■ JOB: Copy exactly the lines from the start of the data below through the one that carries "const rIn = 86, rOut = 166;", and only those.

##### INFORMATION PROVIDED #####

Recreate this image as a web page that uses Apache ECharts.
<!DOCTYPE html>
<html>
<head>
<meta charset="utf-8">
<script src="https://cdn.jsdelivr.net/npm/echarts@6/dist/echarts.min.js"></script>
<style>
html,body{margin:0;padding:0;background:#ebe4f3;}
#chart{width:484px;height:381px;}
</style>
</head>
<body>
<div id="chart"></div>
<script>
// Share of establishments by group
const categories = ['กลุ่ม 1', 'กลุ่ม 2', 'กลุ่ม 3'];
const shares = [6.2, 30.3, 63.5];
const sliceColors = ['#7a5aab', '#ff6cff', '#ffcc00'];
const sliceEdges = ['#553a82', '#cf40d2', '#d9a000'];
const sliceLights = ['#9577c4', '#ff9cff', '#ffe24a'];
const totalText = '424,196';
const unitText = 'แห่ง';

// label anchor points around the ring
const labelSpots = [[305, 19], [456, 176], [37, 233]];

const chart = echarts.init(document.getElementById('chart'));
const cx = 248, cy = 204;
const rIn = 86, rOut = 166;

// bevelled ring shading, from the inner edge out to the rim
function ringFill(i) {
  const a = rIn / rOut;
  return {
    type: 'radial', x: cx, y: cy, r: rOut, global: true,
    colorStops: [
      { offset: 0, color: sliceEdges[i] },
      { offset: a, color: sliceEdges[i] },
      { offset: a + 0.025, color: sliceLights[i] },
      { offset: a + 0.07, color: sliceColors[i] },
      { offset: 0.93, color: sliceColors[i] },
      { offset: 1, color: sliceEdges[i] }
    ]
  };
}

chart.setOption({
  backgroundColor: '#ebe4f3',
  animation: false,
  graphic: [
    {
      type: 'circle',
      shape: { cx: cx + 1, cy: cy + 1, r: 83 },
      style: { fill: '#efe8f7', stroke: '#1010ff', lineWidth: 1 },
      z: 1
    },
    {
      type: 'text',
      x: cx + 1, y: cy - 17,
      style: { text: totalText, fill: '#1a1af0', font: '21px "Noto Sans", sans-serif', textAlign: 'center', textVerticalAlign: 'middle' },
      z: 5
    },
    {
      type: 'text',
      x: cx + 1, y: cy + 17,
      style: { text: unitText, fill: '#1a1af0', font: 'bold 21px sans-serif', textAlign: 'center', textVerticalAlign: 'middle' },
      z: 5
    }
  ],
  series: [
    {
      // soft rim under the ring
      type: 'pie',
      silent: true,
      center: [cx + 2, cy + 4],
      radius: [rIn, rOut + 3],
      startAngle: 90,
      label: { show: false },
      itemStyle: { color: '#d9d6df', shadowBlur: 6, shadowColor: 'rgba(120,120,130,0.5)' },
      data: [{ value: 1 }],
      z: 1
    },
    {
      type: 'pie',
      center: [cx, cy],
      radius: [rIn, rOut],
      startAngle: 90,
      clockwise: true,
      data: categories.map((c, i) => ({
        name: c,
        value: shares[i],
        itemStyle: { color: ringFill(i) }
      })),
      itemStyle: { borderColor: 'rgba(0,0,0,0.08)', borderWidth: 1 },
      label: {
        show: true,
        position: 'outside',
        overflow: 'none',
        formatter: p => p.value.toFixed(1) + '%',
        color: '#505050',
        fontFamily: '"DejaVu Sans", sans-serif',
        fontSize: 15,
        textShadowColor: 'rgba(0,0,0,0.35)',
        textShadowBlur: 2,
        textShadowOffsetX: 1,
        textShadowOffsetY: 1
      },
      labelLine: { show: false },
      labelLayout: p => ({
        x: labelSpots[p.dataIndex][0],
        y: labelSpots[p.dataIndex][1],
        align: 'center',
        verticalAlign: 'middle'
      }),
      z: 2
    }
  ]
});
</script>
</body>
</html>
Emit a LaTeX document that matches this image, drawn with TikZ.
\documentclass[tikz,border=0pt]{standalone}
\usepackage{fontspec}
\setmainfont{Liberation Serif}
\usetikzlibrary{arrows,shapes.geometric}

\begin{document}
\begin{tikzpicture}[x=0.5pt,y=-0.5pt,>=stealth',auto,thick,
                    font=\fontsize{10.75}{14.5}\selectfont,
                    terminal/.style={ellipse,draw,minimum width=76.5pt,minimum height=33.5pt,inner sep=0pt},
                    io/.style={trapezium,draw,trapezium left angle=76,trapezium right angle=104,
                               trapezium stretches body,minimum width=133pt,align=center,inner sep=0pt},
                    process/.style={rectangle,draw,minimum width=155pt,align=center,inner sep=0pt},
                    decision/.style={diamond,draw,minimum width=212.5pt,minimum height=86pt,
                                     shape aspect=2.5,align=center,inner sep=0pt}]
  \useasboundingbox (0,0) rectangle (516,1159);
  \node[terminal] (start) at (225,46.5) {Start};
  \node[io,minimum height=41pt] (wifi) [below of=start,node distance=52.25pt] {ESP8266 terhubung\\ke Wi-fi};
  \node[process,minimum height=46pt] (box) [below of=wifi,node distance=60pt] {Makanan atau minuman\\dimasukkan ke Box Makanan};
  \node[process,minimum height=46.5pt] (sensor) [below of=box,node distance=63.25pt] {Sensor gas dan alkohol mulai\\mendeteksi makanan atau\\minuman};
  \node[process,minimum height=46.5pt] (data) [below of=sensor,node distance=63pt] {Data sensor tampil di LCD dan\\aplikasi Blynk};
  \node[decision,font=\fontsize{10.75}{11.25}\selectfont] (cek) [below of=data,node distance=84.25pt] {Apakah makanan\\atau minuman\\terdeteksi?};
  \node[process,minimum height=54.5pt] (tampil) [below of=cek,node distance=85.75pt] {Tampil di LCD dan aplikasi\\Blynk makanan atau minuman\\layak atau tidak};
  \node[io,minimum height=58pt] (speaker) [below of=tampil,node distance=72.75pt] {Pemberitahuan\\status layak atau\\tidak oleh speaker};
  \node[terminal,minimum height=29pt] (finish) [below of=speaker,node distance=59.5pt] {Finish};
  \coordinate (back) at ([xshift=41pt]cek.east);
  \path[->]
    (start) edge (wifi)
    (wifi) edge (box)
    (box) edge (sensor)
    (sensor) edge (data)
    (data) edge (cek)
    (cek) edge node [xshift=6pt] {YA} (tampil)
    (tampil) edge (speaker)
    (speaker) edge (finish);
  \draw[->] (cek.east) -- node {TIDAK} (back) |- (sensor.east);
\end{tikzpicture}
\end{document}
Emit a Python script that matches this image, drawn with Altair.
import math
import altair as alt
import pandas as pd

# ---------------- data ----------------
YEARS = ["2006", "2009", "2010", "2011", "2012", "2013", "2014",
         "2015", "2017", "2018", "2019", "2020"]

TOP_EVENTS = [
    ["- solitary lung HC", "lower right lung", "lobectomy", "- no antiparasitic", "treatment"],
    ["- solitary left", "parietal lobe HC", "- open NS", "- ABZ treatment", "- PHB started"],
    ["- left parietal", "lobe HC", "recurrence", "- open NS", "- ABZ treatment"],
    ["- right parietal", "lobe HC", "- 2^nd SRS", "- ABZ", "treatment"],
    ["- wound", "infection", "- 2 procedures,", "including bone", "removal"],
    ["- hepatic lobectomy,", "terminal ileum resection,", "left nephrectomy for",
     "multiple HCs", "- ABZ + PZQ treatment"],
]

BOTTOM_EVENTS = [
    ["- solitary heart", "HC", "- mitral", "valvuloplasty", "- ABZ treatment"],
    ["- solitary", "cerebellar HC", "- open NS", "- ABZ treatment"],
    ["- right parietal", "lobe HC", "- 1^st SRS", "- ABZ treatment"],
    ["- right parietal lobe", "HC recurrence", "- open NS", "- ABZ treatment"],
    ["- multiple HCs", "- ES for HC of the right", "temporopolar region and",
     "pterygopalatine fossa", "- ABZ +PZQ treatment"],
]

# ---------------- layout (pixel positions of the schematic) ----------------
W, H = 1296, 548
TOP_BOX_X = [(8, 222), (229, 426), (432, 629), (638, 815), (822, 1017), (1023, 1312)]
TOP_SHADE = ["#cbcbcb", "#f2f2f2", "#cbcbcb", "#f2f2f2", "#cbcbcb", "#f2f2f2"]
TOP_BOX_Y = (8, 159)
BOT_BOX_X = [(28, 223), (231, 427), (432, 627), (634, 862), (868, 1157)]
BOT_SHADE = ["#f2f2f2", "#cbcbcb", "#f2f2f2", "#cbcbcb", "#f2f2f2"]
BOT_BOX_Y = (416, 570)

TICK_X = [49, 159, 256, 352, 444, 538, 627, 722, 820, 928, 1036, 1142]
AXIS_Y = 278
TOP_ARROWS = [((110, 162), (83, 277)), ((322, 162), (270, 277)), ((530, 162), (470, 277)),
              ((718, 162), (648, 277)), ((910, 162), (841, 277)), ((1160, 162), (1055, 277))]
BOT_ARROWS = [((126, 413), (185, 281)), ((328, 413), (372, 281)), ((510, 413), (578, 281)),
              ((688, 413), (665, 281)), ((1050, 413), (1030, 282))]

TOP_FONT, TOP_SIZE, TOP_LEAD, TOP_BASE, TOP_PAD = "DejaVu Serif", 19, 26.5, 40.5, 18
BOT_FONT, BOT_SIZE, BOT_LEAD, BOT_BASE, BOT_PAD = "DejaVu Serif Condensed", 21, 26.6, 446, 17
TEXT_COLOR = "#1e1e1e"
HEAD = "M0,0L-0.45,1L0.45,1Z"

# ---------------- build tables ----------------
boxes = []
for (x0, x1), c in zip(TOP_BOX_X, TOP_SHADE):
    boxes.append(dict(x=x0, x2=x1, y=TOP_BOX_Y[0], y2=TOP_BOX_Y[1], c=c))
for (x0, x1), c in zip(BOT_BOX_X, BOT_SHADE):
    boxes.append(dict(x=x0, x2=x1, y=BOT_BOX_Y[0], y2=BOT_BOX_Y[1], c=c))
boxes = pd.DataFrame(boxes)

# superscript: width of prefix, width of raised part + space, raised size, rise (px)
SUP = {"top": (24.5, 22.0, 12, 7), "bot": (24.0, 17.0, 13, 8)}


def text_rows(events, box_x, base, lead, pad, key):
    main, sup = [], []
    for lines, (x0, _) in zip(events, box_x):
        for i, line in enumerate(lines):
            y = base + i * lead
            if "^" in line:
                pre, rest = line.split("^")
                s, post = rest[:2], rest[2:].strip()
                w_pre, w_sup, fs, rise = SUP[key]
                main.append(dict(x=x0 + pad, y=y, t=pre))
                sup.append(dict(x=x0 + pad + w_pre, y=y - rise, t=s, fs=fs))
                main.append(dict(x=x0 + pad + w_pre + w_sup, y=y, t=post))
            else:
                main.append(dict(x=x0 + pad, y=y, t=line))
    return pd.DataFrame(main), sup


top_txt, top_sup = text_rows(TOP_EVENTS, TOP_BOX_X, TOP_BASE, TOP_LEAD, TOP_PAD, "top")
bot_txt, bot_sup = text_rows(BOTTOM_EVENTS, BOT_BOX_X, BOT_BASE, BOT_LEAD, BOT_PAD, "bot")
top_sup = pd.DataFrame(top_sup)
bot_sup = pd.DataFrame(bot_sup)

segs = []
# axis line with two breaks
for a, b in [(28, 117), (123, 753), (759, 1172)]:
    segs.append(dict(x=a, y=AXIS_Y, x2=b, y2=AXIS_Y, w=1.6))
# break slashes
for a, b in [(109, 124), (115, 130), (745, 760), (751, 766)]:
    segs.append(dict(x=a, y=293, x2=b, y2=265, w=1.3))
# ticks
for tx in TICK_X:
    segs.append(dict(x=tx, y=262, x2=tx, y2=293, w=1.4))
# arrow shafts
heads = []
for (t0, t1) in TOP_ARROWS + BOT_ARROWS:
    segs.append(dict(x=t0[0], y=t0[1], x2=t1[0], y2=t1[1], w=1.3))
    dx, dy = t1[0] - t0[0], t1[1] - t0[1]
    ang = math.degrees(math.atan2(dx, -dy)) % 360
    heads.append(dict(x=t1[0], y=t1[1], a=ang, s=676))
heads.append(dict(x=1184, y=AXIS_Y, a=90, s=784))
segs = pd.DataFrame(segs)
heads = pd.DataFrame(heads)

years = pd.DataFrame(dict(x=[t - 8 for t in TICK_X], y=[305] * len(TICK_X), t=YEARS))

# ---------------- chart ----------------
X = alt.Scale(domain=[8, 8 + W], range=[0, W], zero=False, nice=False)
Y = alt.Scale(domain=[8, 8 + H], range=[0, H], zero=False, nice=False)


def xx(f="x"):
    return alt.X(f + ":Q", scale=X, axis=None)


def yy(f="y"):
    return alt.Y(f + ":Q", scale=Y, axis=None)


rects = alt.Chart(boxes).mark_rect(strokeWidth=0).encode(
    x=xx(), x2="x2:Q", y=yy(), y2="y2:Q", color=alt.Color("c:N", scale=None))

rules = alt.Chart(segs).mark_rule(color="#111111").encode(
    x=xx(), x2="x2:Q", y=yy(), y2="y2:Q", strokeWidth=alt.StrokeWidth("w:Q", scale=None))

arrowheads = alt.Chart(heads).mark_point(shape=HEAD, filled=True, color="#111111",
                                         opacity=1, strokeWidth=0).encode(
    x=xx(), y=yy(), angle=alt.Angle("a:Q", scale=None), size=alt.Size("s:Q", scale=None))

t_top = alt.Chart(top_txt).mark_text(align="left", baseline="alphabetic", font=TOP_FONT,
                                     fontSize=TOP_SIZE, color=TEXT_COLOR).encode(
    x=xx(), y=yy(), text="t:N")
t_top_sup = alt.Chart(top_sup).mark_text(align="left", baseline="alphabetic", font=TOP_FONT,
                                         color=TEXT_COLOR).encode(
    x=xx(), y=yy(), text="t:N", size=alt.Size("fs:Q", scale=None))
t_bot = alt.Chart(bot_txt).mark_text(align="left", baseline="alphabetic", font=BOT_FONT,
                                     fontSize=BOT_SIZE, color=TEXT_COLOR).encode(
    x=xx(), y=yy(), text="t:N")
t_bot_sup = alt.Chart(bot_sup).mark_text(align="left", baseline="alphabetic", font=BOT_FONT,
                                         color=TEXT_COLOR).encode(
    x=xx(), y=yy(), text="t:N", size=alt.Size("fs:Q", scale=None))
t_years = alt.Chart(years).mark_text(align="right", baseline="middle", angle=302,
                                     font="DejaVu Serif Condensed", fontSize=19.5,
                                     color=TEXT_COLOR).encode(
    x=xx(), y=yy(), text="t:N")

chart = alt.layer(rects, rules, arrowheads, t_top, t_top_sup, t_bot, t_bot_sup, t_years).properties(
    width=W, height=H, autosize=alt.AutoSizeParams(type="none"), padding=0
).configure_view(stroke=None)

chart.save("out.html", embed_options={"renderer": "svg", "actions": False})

#####

■ OUTPUT OF THE TASK:
Recreate this image as a web page that uses Apache ECharts.
<!DOCTYPE html>
<html>
<head>
<meta charset="utf-8">
<script src="https://cdn.jsdelivr.net/npm/echarts@6/dist/echarts.min.js"></script>
<style>
html,body{margin:0;padding:0;background:#ebe4f3;}
#chart{width:484px;height:381px;}
</style>
</head>
<body>
<div id="chart"></div>
<script>
// Share of establishments by group
const categories = ['กลุ่ม 1', 'กลุ่ม 2', 'กลุ่ม 3'];
const shares = [6.2, 30.3, 63.5];
const sliceColors = ['#7a5aab', '#ff6cff', '#ffcc00'];
const sliceEdges = ['#553a82', '#cf40d2', '#d9a000'];
const sliceLights = ['#9577c4', '#ff9cff', '#ffe24a'];
const totalText = '424,196';
const unitText = 'แห่ง';

// label anchor points around the ring
const labelSpots = [[305, 19], [456, 176], [37, 233]];

const chart = echarts.init(document.getElementById('chart'));
const cx = 248, cy = 204;
const rIn = 86, rOut = 166;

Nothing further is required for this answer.